Dr. Twersi kendi anne babasının evliliğinin Yitshak ve Rivka gibi gerçekleştiğini söyler. Büyüklerin organize ettiği evlilikte sadece kendini sevme olayının ne başlangıçta ne de devamında olmadığını kaydetmektedir. Babası pankreas kanserine yakalanınca doktor kemoterapi uygulamasının ancak birkaç aylık bir kazancı olabileceği konusunda annesini uyarır. Buna karşın çok ciddi yan etkilerinin olacağını da belirtmekten geri kalmaz. Annesi ne olursa olsun kemoterapi uygulamasının gerekli olduğunu sürenin önemli olmadığını ifade edince babası bunu kabul etmek zorunda kalır.

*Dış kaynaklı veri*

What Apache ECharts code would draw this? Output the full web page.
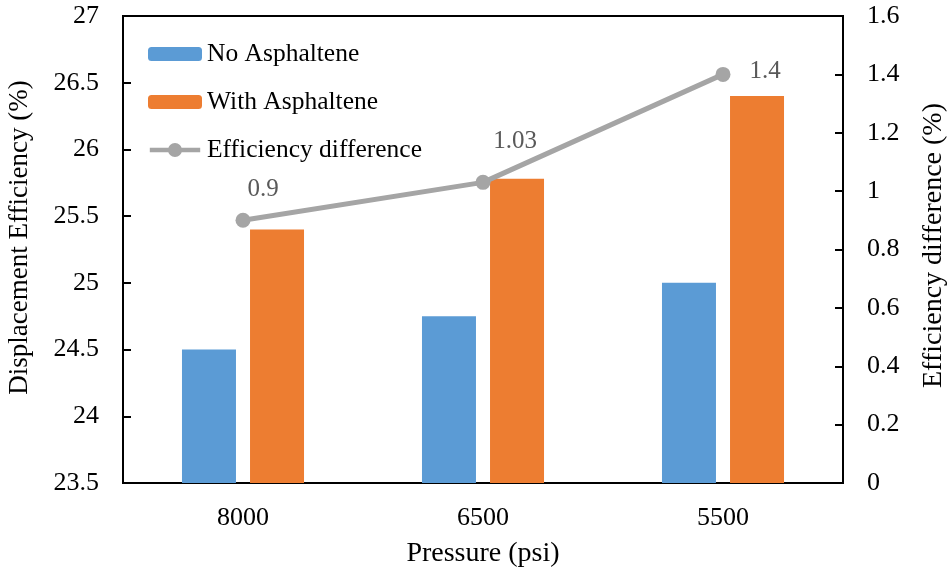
<!DOCTYPE html>
<html>
<head>
<meta charset="utf-8">
<script src="https://cdn.jsdelivr.net/npm/echarts@6/dist/echarts.min.js"></script>
<style>html,body{margin:0;padding:0;background:#fff}#c{width:950px;height:576px}</style>
</head>
<body>
<div id="c"></div>
<script>
var categories = ['8000', '6500', '5500'];
var noAsphaltene = [24.5, 24.75, 25.0];
var withAsphaltene = [25.4, 25.78, 26.4];
var effDiff = [0.9, 1.03, 1.4];
var diffLabels = ['0.9', '1.03', '1.4'];
var labelOffsets = [[20, -6], [32, -16], [42, 22]];

var font = 'Liberation Serif';
var lineIcon = 'path://M0,5 L20,5 L20,10 L0,10 Z M34,5 L54,5 L54,10 L34,10 Z M19.5,7.5 A7.5,7.5 0 1,1 34.5,7.5 A7.5,7.5 0 1,1 19.5,7.5 Z';
var chart = echarts.init(document.getElementById('c'));
var lineData = effDiff.map(function (v, i) {
  return { value: v, label: { offset: labelOffsets[i], formatter: diffLabels[i] } };
});
chart.setOption({
  animation: false,
  textStyle: { fontFamily: font },
  grid: { left: 123, right: 107, top: 16, bottom: 93, outerBoundsMode: 'none', containLabel: false, show: true, borderColor: '#000', borderWidth: 2, backgroundColor: 'transparent' },
  legend: {
    orient: 'vertical', left: 143, top: 36,
    itemWidth: 54, itemHeight: 14, itemGap: 22,
    textStyle: { fontFamily: font, fontSize: 25.5, color: '#000', lineHeight: 26 },
    data: [
      { name: 'No Asphaltene' },
      { name: 'With Asphaltene' },
      { name: 'Efficiency difference', icon: lineIcon, itemStyle: { color: '#A5A5A5' } }
    ]
  },
  xAxis: {
    type: 'category', data: categories,
    name: 'Pressure (psi)', nameLocation: 'middle', nameGap: 57,
    nameTextStyle: { fontFamily: font, fontSize: 28, color: '#000' },
    axisLine: { lineStyle: { color: '#000', width: 2 } },
    axisTick: { show: false },
    axisLabel: { fontFamily: font, fontSize: 26, color: '#000', margin: 22 }
  },
  yAxis: [{
    type: 'value', min: 23.5, max: 27, interval: 0.5,
    name: 'Displacement Efficiency (%)', nameLocation: 'middle', nameGap: 90, nameRotate: 90,
    nameTextStyle: { fontFamily: font, fontSize: 27, color: '#000', padding: [0, 0, 0, 24] },
    axisLine: { show: true, lineStyle: { color: '#000', width: 2 } },
    axisTick: { show: true, inside: true, length: 8, lineStyle: { color: '#000', width: 2 } },
    axisLabel: { fontFamily: font, fontSize: 26, color: '#000', margin: 24 },
    splitLine: { show: false }
  }, {
    type: 'value', min: 0, max: 1.6, interval: 0.2, position: 'right',
    name: 'Efficiency difference (%)', nameLocation: 'middle', nameGap: 77, nameRotate: 90,
    nameTextStyle: { fontFamily: font, fontSize: 28, color: '#000', padding: [0, 0, 0, 8] },
    axisLine: { show: true, lineStyle: { color: '#000', width: 2 } },
    axisTick: { show: true, inside: true, length: 8, lineStyle: { color: '#000', width: 2 } },
    axisLabel: { fontFamily: font, fontSize: 26, color: '#000', margin: 24, formatter: function (v) { return String(+v.toFixed(1)); } },
    splitLine: { show: false }
  }],
  series: [{
    name: 'No Asphaltene', type: 'bar', data: noAsphaltene, yAxisIndex: 0,
    barWidth: 54, barGap: '26%',
    itemStyle: { color: '#5B9BD5' }
  }, {
    name: 'With Asphaltene', type: 'bar', data: withAsphaltene, yAxisIndex: 0,
    barWidth: 54, barGap: '26%',
    itemStyle: { color: '#ED7D31' }
  }, {
    name: 'Efficiency difference', type: 'line', data: lineData, yAxisIndex: 1,
    symbol: 'circle', symbolSize: 15,
    lineStyle: { color: '#A5A5A5', width: 5 },
    itemStyle: { color: '#A5A5A5' },
    label: { show: true, position: 'top', fontFamily: font, fontSize: 25, color: '#595959' },
    z: 5
  }]
});
</script>
</body>
</html>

Daha sonra babası Rabi’ye annesinin isteğini geri çevirmesi halinde annesinin kendisini her zaman suçlu hissedeceğini bildiğini ve bunun için annesinin teklifini geri çevirmediğini ifade eder. Babası annesinin vicdan azabı ile karşılaşmasındansa kemoterapinin yan etkilerini kabullenmeye hazır olduğunu söylemesi bu evlilikte kişilerin kendilerinden ziyade karşısındakini daha çok düşündüğünü ortaya koymaktadır.
Evlilik sadece aşktan müteşekkil değildir. Aşkenaz Sinagogu’ndaki bir düğün töreninde Rabi Mendy Chitrick evliliğin üç ayaklı bir tabureye benzediğini söyledi. Bu ayaklardan birinin sorumluluk, diğerinin değerler ve sonuncusunun de saygı olduğuna dikkat çeken Rabi bu şekildeki evliliklerin daha uzun soluklu olacağına inandığını belirtti.
Rabi Mendy’e küçük bir ekleme yaparak sözümüzü tamamlayalım. Bu üç ayaklı tabure sevgi bazı üzerine oturtulduğu zaman ve bu sevgi karşılıksız bir sevgi konumuna yükseldiğinde gerçek aşkın yaşandığı bir evlilik, sevgi dolu bir yuva haline gelecektir. Bu şekilde oluşturulmuş bir toplum da gelecek için güven veren bir konumda olacaktır.